## Set problem
Restate the data exactly as given and keep the pictures out.

## Available data
┄┄┄┄┄┄┄┄┄┄┄┄┄┄┄┄┄┄┄┄
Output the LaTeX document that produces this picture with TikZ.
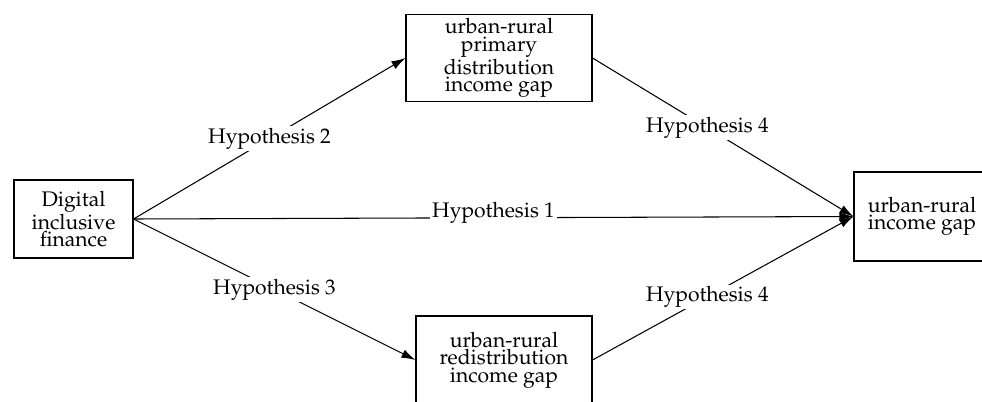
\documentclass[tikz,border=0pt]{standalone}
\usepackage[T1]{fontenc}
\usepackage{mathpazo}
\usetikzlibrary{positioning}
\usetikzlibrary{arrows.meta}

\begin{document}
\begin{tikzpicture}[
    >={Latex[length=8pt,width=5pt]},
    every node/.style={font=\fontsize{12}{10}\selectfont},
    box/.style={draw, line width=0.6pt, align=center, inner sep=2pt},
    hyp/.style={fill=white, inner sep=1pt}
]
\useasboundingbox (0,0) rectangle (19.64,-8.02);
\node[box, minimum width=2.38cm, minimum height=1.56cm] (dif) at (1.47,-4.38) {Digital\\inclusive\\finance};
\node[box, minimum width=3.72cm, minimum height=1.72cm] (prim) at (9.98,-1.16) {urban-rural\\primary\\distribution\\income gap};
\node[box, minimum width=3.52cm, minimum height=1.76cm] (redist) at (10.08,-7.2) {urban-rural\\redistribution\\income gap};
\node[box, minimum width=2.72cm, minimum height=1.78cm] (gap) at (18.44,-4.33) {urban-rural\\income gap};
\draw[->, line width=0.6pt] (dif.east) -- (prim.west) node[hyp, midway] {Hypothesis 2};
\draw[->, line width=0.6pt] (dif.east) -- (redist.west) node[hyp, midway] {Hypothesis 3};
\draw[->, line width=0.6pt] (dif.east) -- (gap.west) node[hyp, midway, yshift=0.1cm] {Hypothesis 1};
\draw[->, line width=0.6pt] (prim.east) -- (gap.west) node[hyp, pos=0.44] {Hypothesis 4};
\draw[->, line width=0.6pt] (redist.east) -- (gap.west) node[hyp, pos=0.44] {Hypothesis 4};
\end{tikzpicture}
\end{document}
┄┄┄┄┄┄┄┄┄┄┄┄┄┄┄┄┄┄┄┄
## Answer to the problem
Output the LaTeX document that produces this picture with TikZ.
\documentclass[tikz,border=0pt]{standalone}
\usepackage[T1]{fontenc}
\usepackage{mathpazo}
\usetikzlibrary{positioning}
\usetikzlibrary{arrows.meta}

\begin{document}
\begin{tikzpicture}[
    >={Latex[length=8pt,width=5pt]},
    every node/.style={font=\fontsize{12}{10}\selectfont},
    box/.style={draw, line width=0.6pt, align=center, inner sep=2pt},
    hyp/.style={fill=white, inner sep=1pt}
]
\useasboundingbox (0,0) rectangle (19.64,-8.02);
\node[box, minimum width=2.38cm, minimum height=1.56cm] (dif) at (1.47,-4.38) {Digital\\inclusive\\finance};
\node[box, minimum width=3.72cm, minimum height=1.72cm] (prim) at (9.98,-1.16) {urban-rural\\primary\\distribution\\income gap};
\node[box, minimum width=3.52cm, minimum height=1.76cm] (redist) at (10.08,-7.2) {urban-rural\\redistribution\\income gap};
\node[box, minimum width=2.72cm, minimum height=1.78cm] (gap) at (18.44,-4.33) {urban-rural\\income gap};
\draw[->, line width=0.6pt] (dif.east) -- (prim.west) node[hyp, midway] {Hypothesis 2};
\draw[->, line width=0.6pt] (dif.east) -- (redist.west) node[hyp, midway] {Hypothesis 3};
\draw[->, line width=0.6pt] (dif.east) -- (gap.west) node[hyp, midway, yshift=0.1cm] {Hypothesis 1};
\draw[->, line width=0.6pt] (prim.east) -- (gap.west) node[hyp, pos=0.44] {Hypothesis 4};
\draw[->, line width=0.6pt] (redist.east) -- (gap.west) node[hyp, pos=0.44] {Hypothesis 4};
\end{tikzpicture}
\end{document}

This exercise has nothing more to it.